Vona de Ledo, the Antifex

Vona de Ledo, the Antifex is another B/W legend with an awesome effect. A 4/2 menace for five mana is honestly a bit behind on rate, but you get to destroy any nonland, nontoken permanent that an opponent controls, which makes menace much more appealing since you are likely killing one of their creatures. If you have extra cards in hand that you don’t mind discarding, you can also discard a card to get a copy of the destroyed card.

Vona de Ledo is powerful because it can destroy artifacts, enchantments, and planeswalkers, which is really important in Alchemy. You can imagine some crazy swings in the game when you destroy an opponent’s Palantir of Orthanc, and discard an extra land to get your own copy to deploy on a future turn. That being said, five mana is a lot, so if the existing B/W decks are going to pick up Vona de Ledo, I expect it to be as a one-of or two-of at most.

Weave the Nightmare

Weave the Nightmare is a Heist enabler and payoff if you have already successfully completed a Heist or two. Let’s look at the different modes assuming that we are only going to get one of them before we evaluate the scenarios where we will get two. A three mana instant that can remove a creature, counter a noncreature spell, or draw a spell from the opponent’s deck is really flexible.

Most of those effects normally cost two or one mana, so you are behind on rate, but it is really a catch all as it can answer creature and noncreature spells alike, and if you need to get your Heist train started it can do that for you as well.
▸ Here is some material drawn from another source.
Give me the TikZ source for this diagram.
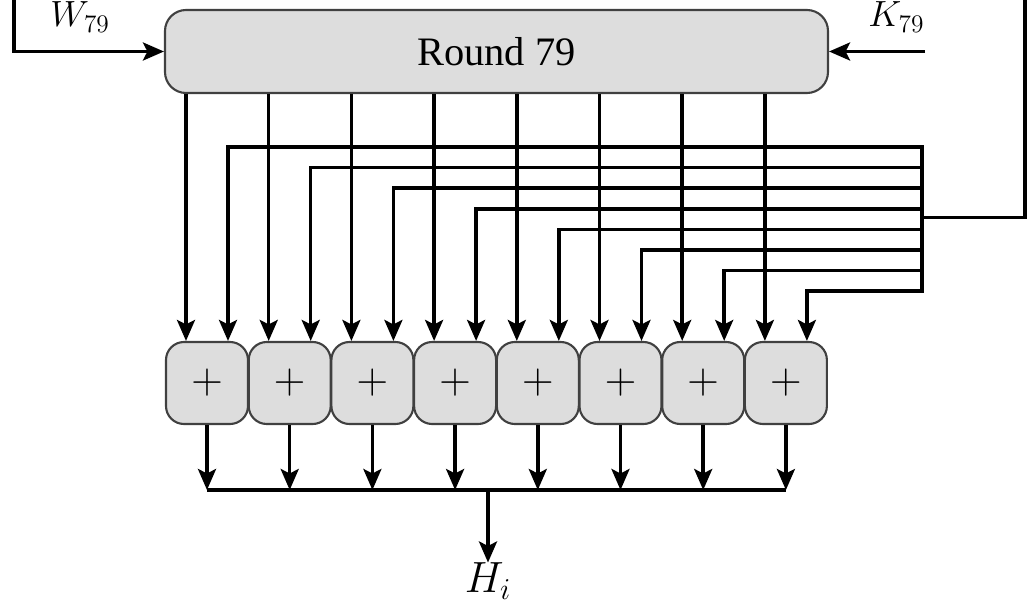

When you are getting two modes with this card its insane value. Countering their removal spell and taking out their best creature, or keeping the cards coming while clearing away a blocker, any of the permutations are great. But you likely need to be a dedicated Heist deck if you want to consistently be getting two modes here.

While the first Weave the Nightmare could Heist an opponent and then later enable future copies, that is just not going to happen very often. I don’t think this will see play outside of a dedicated Heist deck just because the Esper decks in Alchemy are already really finely tuned and playing very efficient cards, so while Weave the Nightmare is flexible, those decks are really trying to find efficiency and value over flexibility.


Runecarved Obelisk

Runecarved Obelisk is similar to a card like Hedron Archive, being a good way to ramp from four mana to seven mana the next turn. Runecarved Obelisk can also turn into a card later in the game, and if you are looking for a specific big card you can wait until you have enough charge counters to make sure you hit it.

Runecarved Obelisk could easily see play in a dedicated ramp deck that is trying to cast a card like Etali, Primal Conqueror as quickly as possible. Turn two Glimpse the Core, into turn three Runecarved Obelisk, into turn four Etali, Primal Conqueror is a scary and very possible curve.

There are already decks like Dino-Pod that are able to get Etali into play early, and we have other four mana cards that can ramp us to seven like Hulking Raptor and Map the Frontier from Outlaws of Thunder Junction, but Runecarved Obelisk can turn into another Etali later in the game, so it could see play over other options.

Top Cards from the Set

These are the three cards I think are going to have the biggest impact on the format, at least before rotation:

And these are the three cards that I’m most excited to brew a new deck around:

  1. Rankle, Pitiless Trickster – Mono-Black Discard
  2. Albiorix, Goose Tyrant – Bant Artifact Tokens
  3. Stalwart Realmwarden – White Aggro/Hatebears

Wrapping Up

Wow, we did it, all 30 cards in the set. I hope this set review was helpful as you look over the new cards and try to find homes for the ones you are most excited about. While not all of them are going to be top tier contenders, almost all of them can find a home in a sweet deck, so I can’t wait to get brewing and start playing when the set releases on Tuesday, May 7th!

I’ll be back later this week to update the Alchemy Meta Tier Lists after the format has adjusted to the new cards. Let me know if you think I missed anything and as always I wish you happy brewing and best of luck on the ladder.